▸ **What to do**
Using the data below, output the first line and every line after it up to and including the line containing "4, 1, 0, 0, 2];", exactly as written and with nothing added.

─── Information provided ───

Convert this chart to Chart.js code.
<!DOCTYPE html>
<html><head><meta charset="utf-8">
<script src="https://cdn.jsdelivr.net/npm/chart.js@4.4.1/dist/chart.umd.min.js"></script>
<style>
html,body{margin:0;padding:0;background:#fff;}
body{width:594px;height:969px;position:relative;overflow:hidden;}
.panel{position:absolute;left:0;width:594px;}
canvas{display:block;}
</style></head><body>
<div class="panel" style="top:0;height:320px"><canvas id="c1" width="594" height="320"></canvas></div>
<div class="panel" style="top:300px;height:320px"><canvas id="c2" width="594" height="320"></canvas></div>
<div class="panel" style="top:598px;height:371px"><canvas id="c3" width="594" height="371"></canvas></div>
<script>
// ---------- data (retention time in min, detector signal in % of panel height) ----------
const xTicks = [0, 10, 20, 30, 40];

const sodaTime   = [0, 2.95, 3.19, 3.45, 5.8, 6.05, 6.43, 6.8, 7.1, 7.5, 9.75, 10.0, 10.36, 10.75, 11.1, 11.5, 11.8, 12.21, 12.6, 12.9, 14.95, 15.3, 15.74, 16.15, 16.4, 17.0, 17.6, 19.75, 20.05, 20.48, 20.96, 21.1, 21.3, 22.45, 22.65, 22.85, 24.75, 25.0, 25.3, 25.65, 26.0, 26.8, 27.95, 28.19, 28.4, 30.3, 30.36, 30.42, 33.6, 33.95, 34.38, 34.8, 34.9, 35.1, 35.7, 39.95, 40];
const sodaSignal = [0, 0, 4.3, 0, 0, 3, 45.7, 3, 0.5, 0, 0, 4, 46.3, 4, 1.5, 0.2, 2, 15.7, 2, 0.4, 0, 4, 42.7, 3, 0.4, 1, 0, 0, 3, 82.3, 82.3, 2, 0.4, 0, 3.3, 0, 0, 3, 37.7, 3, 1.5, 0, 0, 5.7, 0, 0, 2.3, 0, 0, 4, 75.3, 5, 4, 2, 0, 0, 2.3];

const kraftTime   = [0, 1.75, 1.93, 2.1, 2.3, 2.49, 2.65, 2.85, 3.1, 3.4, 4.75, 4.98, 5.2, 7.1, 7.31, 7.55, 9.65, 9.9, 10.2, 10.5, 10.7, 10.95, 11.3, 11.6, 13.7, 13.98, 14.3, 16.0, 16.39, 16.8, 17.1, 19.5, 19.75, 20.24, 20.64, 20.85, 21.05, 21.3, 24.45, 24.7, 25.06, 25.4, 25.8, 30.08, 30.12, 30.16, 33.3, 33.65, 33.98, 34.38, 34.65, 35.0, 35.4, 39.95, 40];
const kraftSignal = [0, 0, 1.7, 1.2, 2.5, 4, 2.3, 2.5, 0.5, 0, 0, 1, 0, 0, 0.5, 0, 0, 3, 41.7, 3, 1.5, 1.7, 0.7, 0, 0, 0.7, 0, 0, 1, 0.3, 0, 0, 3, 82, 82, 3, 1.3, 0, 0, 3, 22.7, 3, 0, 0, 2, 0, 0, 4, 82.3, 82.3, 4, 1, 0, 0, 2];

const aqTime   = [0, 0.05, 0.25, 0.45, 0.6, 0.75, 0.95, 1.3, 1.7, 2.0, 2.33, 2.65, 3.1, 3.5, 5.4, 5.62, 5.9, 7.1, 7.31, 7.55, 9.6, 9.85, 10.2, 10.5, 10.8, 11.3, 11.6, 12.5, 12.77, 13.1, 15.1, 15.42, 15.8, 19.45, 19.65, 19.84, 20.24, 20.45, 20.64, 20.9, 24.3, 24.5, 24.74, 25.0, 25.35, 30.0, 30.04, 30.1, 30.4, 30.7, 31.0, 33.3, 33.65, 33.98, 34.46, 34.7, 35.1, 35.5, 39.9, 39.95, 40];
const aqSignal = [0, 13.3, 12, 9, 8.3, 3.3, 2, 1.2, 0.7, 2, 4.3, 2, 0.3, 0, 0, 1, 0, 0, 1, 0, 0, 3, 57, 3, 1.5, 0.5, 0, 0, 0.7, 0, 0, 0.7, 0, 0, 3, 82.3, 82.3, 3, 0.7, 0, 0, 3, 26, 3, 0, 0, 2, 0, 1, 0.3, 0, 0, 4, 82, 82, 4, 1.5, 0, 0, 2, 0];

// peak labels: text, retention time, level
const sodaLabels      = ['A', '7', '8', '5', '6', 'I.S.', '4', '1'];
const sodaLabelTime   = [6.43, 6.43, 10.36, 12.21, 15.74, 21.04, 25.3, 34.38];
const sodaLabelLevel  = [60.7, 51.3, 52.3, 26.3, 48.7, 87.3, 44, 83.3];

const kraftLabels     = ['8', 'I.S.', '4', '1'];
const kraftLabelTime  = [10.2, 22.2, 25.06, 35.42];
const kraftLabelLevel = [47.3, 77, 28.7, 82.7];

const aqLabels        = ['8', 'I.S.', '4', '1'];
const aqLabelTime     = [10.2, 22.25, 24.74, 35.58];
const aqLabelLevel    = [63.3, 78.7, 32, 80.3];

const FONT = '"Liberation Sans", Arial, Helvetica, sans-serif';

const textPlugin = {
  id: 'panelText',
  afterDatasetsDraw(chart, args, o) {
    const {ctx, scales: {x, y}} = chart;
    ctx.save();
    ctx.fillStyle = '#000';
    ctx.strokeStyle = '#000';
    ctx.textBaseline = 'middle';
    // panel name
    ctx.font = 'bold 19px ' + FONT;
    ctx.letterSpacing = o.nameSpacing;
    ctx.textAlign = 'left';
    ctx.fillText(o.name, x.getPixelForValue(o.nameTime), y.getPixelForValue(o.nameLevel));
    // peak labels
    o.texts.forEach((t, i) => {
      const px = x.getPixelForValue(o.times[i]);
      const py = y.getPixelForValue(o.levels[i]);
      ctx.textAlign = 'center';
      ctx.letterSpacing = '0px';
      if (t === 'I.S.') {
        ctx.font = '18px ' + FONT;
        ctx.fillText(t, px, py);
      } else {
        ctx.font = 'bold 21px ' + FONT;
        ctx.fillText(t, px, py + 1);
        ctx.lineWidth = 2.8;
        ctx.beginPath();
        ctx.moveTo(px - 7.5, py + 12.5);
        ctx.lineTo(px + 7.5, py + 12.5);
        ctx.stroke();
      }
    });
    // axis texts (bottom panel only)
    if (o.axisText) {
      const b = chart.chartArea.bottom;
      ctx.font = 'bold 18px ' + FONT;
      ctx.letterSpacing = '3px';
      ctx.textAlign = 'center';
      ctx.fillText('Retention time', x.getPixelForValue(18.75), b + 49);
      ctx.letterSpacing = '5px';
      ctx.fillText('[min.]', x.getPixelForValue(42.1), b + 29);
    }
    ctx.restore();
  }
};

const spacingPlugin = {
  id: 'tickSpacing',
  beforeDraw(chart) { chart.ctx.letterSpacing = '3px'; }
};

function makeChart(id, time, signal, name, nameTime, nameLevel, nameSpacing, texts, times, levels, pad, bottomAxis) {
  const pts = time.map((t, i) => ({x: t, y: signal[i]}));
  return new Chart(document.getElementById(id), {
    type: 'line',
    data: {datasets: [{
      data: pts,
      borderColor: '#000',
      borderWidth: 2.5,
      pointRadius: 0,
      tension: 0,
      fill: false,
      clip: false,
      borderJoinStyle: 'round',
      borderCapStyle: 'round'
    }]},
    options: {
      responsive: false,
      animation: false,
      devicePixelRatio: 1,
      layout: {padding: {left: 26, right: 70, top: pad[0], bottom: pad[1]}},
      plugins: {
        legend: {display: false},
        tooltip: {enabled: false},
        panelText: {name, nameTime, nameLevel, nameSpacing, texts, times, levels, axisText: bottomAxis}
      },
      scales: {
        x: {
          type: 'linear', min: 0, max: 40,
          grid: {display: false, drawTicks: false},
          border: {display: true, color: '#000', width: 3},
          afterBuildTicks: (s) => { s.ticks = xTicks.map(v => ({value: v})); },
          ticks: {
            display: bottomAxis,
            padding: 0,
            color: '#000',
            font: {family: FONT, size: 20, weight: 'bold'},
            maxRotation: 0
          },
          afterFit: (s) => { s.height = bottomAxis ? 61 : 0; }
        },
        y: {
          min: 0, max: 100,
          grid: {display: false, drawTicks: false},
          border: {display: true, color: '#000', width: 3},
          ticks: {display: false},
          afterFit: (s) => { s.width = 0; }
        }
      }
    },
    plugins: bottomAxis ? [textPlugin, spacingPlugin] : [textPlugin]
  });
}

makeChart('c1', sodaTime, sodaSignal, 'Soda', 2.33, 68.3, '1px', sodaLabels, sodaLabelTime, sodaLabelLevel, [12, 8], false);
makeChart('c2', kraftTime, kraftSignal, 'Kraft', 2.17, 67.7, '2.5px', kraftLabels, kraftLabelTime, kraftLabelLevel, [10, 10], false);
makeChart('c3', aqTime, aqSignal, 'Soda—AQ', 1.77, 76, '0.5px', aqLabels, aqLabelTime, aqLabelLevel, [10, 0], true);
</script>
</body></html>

───

▸ **Exercise answer**
Convert this chart to Chart.js code.
<!DOCTYPE html>
<html><head><meta charset="utf-8">
<script src="https://cdn.jsdelivr.net/npm/chart.js@4.4.1/dist/chart.umd.min.js"></script>
<style>
html,body{margin:0;padding:0;background:#fff;}
body{width:594px;height:969px;position:relative;overflow:hidden;}
.panel{position:absolute;left:0;width:594px;}
canvas{display:block;}
</style></head><body>
<div class="panel" style="top:0;height:320px"><canvas id="c1" width="594" height="320"></canvas></div>
<div class="panel" style="top:300px;height:320px"><canvas id="c2" width="594" height="320"></canvas></div>
<div class="panel" style="top:598px;height:371px"><canvas id="c3" width="594" height="371"></canvas></div>
<script>
// ---------- data (retention time in min, detector signal in % of panel height) ----------
const xTicks = [0, 10, 20, 30, 40];

const sodaTime   = [0, 2.95, 3.19, 3.45, 5.8, 6.05, 6.43, 6.8, 7.1, 7.5, 9.75, 10.0, 10.36, 10.75, 11.1, 11.5, 11.8, 12.21, 12.6, 12.9, 14.95, 15.3, 15.74, 16.15, 16.4, 17.0, 17.6, 19.75, 20.05, 20.48, 20.96, 21.1, 21.3, 22.45, 22.65, 22.85, 24.75, 25.0, 25.3, 25.65, 26.0, 26.8, 27.95, 28.19, 28.4, 30.3, 30.36, 30.42, 33.6, 33.95, 34.38, 34.8, 34.9, 35.1, 35.7, 39.95, 40];
const sodaSignal = [0, 0, 4.3, 0, 0, 3, 45.7, 3, 0.5, 0, 0, 4, 46.3, 4, 1.5, 0.2, 2, 15.7, 2, 0.4, 0, 4, 42.7, 3, 0.4, 1, 0, 0, 3, 82.3, 82.3, 2, 0.4, 0, 3.3, 0, 0, 3, 37.7, 3, 1.5, 0, 0, 5.7, 0, 0, 2.3, 0, 0, 4, 75.3, 5, 4, 2, 0, 0, 2.3];

const kraftTime   = [0, 1.75, 1.93, 2.1, 2.3, 2.49, 2.65, 2.85, 3.1, 3.4, 4.75, 4.98, 5.2, 7.1, 7.31, 7.55, 9.65, 9.9, 10.2, 10.5, 10.7, 10.95, 11.3, 11.6, 13.7, 13.98, 14.3, 16.0, 16.39, 16.8, 17.1, 19.5, 19.75, 20.24, 20.64, 20.85, 21.05, 21.3, 24.45, 24.7, 25.06, 25.4, 25.8, 30.08, 30.12, 30.16, 33.3, 33.65, 33.98, 34.38, 34.65, 35.0, 35.4, 39.95, 40];
const kraftSignal = [0, 0, 1.7, 1.2, 2.5, 4, 2.3, 2.5, 0.5, 0, 0, 1, 0, 0, 0.5, 0, 0, 3, 41.7, 3, 1.5, 1.7, 0.7, 0, 0, 0.7, 0, 0, 1, 0.3, 0, 0, 3, 82, 82, 3, 1.3, 0, 0, 3, 22.7, 3, 0, 0, 2, 0, 0, 4, 82.3, 82.3, 4, 1, 0, 0, 2];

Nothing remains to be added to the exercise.